BEGGARS will be given free hospital treatment in a move to help society’s poorest, as the National Social Security Fund (NSSF) is extended to help the most impoverished receive medical care, the government said on Monday.
The process of issuing NSSF cards for the destitute is to be speeded up so they can receive free medical treatment and reduce their spending burden, Minister of Information Khieu Kanharith said.
Speaking at the ministry’s weekly meeting on Monday, Kanharith said the government was thinking of the poorest – especially beggars – by helping them receive social security.
This, he said, means that beggars can receive hospital treatment free of charge should they fall sick, while their caregivers would also receive money from the state.
“This policy is of great importance in providing public healthcare services for impoverished people who cannot afford to treat their illnesses.
“The government has so far helped civil servants, garment workers and the Military Police to receive free healthcare services and check-ups through the NSSF,” Kanharith said.
The NSSF has come from more than 40 years of government efforts to address the hardships faced by the public, civil servants and workers, with them receiving free medical treatment, he added.
“I only want to speak about the inclusion of beggars in the scheme. After the Ministry of Planning releases the results of the 2019 census and we can determine who are beggars, we can help them access free treatment because they are among the poorest people.
“We have social security cards for state staff who work on a regular basis. Social security cards are now to be given to the poorest and the Ministry of Planning has the criteria to identify who they are,” Kanharith said.
Ministry of Labour and Vocational Training spokesman Heng Sour told The Post on Tuesday: “This responsibility for social assistance comes under the political framework of social protection. The government will use the National Social Security Fund to sustain this programme.”

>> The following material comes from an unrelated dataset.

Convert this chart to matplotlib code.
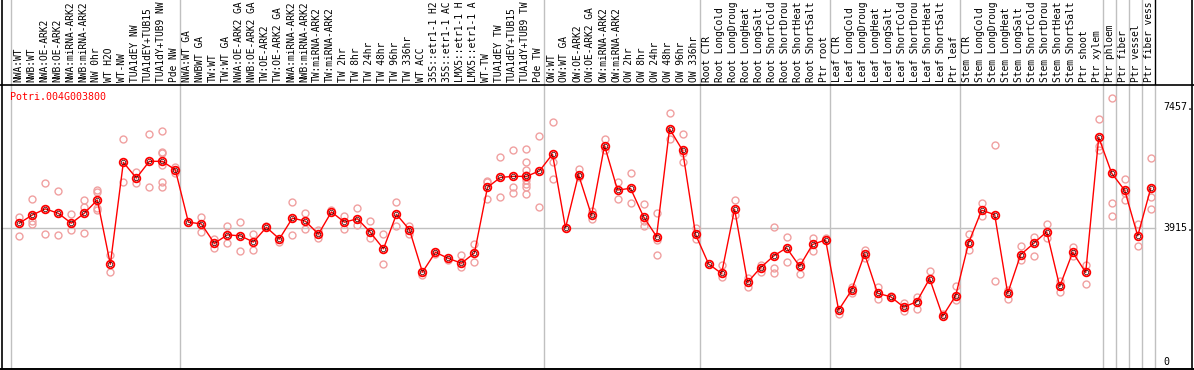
import numpy as np
import matplotlib
matplotlib.use('Agg')
import matplotlib.pyplot as plt
from matplotlib.lines import Line2D

gene = 'Potri.004G003800'

# sample names as printed (cut to 14 characters, like the reference)
samples = ['NWA:WT', 'NWB:WT', 'NWA:OE-ARK2', 'NWB:OE-ARK2', 'NWA:miRNA-ARK2', 'NWB:miRNA-ARK2',
           'NW 0hr', 'WT H2O', 'WT-NW', 'TUA1dEY NW', 'TUA1dEY+TUB15', 'TUA1dY+TUB9 NW', 'Pde NW',
           'NWA:WT GA', 'NWBWT GA', 'TW:WT', 'TW:WT GA', 'NWA:OE-ARK2 GA', 'NWB:OE-ARK2 GA',
           'TW:OE-ARK2', 'TW:OE-ARK2 GA', 'NWA:miRNA-ARK2', 'NWB:miRNA-ARK2', 'TW:miRNA-ARK2',
           'TW:miRNA-ARK2', 'TW 2hr', 'TW 8hr', 'TW 24hr', 'TW 48hr', 'TW 96hr', 'TW 336hr', 'WT ACC',
           '35S::etr1-1 H2', '35S::etr1-1 AC', 'LMX5::etr1-1 H', 'LMX5::etr1-1 A', 'WT-TW',
           'TUA1dEY TW', 'TUA1dEY+TUB15', 'TUA1dY+TUB9 TW', 'Pde TW',
           'OW:WT', 'OW:WT GA', 'OW:OE-ARK2', 'OW:OE-ARK2 GA', 'OW:miRNA-ARK2', 'OW:miRNA-ARK2',
           'OW 2hr', 'OW 8hr', 'OW 24hr', 'OW 48hr', 'OW 96hr', 'OW 336hr',
           'Root CTR', 'Root LongCold', 'Root LongDroug', 'Root LongHeat', 'Root LongSalt',
           'Root ShortCold', 'Root ShortDrou', 'Root ShortHeat', 'Root ShortSalt', 'Ptr root',
           'Leaf CTR', 'Leaf LongCold', 'Leaf LongDroug', 'Leaf LongHeat', 'Leaf LongSalt',
           'Leaf ShortCold', 'Leaf ShortDrou', 'Leaf ShortHeat', 'Leaf ShortSalt', 'Ptr leaf',
           'Stem CTR', 'Stem LongCold', 'Stem LongDroug', 'Stem LongHeat', 'Stem LongSalt',
           'Stem ShortCold', 'Stem ShortDrou', 'Stem ShortHeat', 'Stem ShortSalt', 'Ptr shoot',
           'Ptr xylem', 'Ptr phloem', 'Ptr fiber', 'Ptr vessel', 'Ptr fiber vess']

# first column of each group (gray separators)
group_starts = [0, 13, 41, 53, 63, 73, 84, 85, 86, 87]

means = [4050, 4290, 4470, 4340, 4050, 4340, 4730, 2850, 5830, 5370, 5860, 5860, 5610,
         4080, 4030, 3460, 3710, 3680, 3500, 3930, 3590, 4200, 4110, 3730, 4380, 4080,
         4180, 3780, 3300, 4310, 3860, 2620, 3200, 3020, 2880, 3180, 5100, 5390, 5420,
         5420, 5580, 6070, 3910, 5470, 4280, 6320, 5020, 5070, 4240, 3660, 6810, 6180,
         3720, 2860, 2580, 4460, 2320, 2750, 3090, 3330, 2790, 3430, 3560, 1510, 2090,
         3150, 2000, 1900, 1600, 1750, 2430, 1330, 1930, 3480, 4430, 4300, 2000, 3130,
         3460, 3800, 2200, 3200, 2610, 6560, 5510, 5010, 3680, 5070]

reps = [[4240, 3680], [4760, 4110, 4020], [5230, 3730], [4990, 3710], [4310, 3850],
        [4730, 4510, 3750], [5020, 4950, 4490, 4440], [3120, 2610], [6500, 5250],
        [5560, 5220], [6660, 5110], [6750, 6130, 6090, 5750, 5260, 5120], [5700, 5530],
        [], [4240, 3790], [3590, 3330], [3970, 3460], [4090, 3230], [3730, 3260],
        [3970], [3510], [4670, 3710], [4340, 3870], [3850, 3630], [4440], [4260, 3870],
        [4490, 4000], [4110, 3610], [3720, 2860], [4670, 3970], [3970, 3720], [2530],
        [3140], [2970], [3120, 2760], [3440, 2930], [5290, 5250, 4760], [5980, 4810],
        [6180, 5100, 4920], [6210, 5840, 5610, 5460, 5310, 5200, 5100, 4890], [6590, 4520],
        [7000, 5850, 5330], [], [5640, 5390], [4420, 4160], [6500, 6180], [5250, 4750],
        [5510, 4630], [4600, 4100, 3970], [4340, 3560, 3110], [7260, 6500],
        [6650, 6090, 5830], [3920, 3580], [], [2840, 2470], [4720, 4290], [2440, 2190],
        [2830, 2630], [3940, 2750, 2600], [3640, 2910], [2930, 2570], [3610, 3250],
        [3620], [1400], [2170, 2000], [3270, 3020], [2170, 1830], [1920], [1710, 1490],
        [1880, 1540], [2640], [1400], [2210, 1800], [3720, 3270], [4630, 4260],
        [6330, 2360], [2100, 1830], [3380, 2970], [3650, 3080], [4030, 3610], [2360, 2030],
        [3360, 3100], [2840, 2260], [7090, 6310, 6190], [7700, 4630, 4260],
        [5330, 4940, 4730], [4020, 3370], [5950, 4810, 4460]]

ticks = [7457, 3915, 0]

W, H = 1194, 370
fig = plt.figure(figsize=(W / 100, H / 100), dpi=100)

# pixel -> data mapping for columns
x0, dx = 19.3, 13.005
xl = ((1 - x0) / dx, (1192 - x0) / dx)
y_zero, y_scale = 361.7, 0.034196
yl = ((y_zero - 369) / y_scale, (y_zero - 85) / y_scale)

ax = fig.add_axes([1 / W, 1 - 369 / H, 1191 / W, 284 / H])
lab = fig.add_axes([1 / W, 1 - 85 / H, 1191 / W, 85 / H])
for a in (ax, lab):
    a.set_xlim(*xl)
    a.axis('off')
ax.set_ylim(*yl)
lab.set_ylim(0, 85)

right_edge = (1155 - x0) / dx
seps = [g - 0.65 for g in group_starts]
for s in seps:
    ax.axvline(s, color='#c0c0c0', lw=1)
    lab.axvline(s, color='#c0c0c0', lw=1)
ax.axvline(right_edge, color='#c0c0c0', lw=1)
lab.axvline(right_edge, color='black', lw=1)
ax.plot([xl[0], right_edge], [ticks[1], ticks[1]], color='#c0c0c0', lw=1)

mono = 'DejaVu Sans Mono'
for i, s in enumerate(samples):
    lab.text(i - 0.1, 2.5, s, rotation=90, ha='center', va='bottom',
             fontsize=6.9, family=mono, color='black')

x = np.arange(len(means))
for i, r in enumerate(reps):
    if len(r) > 0:
        ax.plot([i] * len(r), r, 'o', ms=5, mfc='none', mec='#f0a0a0', mew=1)
ax.plot(x, means, '-', color='red', lw=1)
ax.plot(x, means, 'o', ms=5.5, mfc='none', mec='red', mew=1.3)
ax.plot(x, means, 'o', ms=3.2, mfc='none', mec='#400000', mew=0.5)

tx = (1163 - x0) / dx
for t in ticks:
    ax.text(tx, t, '%d.' % t if t > 0 else '0', ha='left', va='center',
            fontsize=7.2, family=mono, color='black')

fig.text(10 / W, 1 - 97 / H, gene, ha='left', va='center', fontsize=7.2,
         family=mono, color='red')

# black frame lines
fig.add_artist(Line2D([1.5 / W, 1.5 / W], [0, 1], color='black', lw=1.2))
fig.add_artist(Line2D([1191.5 / W, 1191.5 / W], [0, 1], color='black', lw=1.2))
fig.add_artist(Line2D([0, 1], [1 - 85 / H, 1 - 85 / H], color='black', lw=1.2))
fig.add_artist(Line2D([0, 1], [1 - 368.8 / H, 1 - 368.8 / H], color='black', lw=1.4))

fig.savefig('out.png', dpi=100)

Ministry of Social Affairs, Veterans and Youth Rehabilitation spokesman Touch Channy could not be reached for comment on Tuesday.
“In other countries, centres are established for beggars to give them food and assistance, with the budget coming from the state. These beggars are usually migrants, but in Cambodia, they come from their local areas,” government spokesman Phay Siphan told The Post on Tuesday
Rights group Adhoc spokesman Soeung Sen Karuna said that extending social protection to society’s most impoverished was a positive development. However, he noted that local officials often did not provide social security cards to the right people.
“The problem is that these services are often provided to those who are not in need of them. Wealthy people who should not have social security cards are receiving them. This leads to problems and criticism of the authorities at the local level,” he said.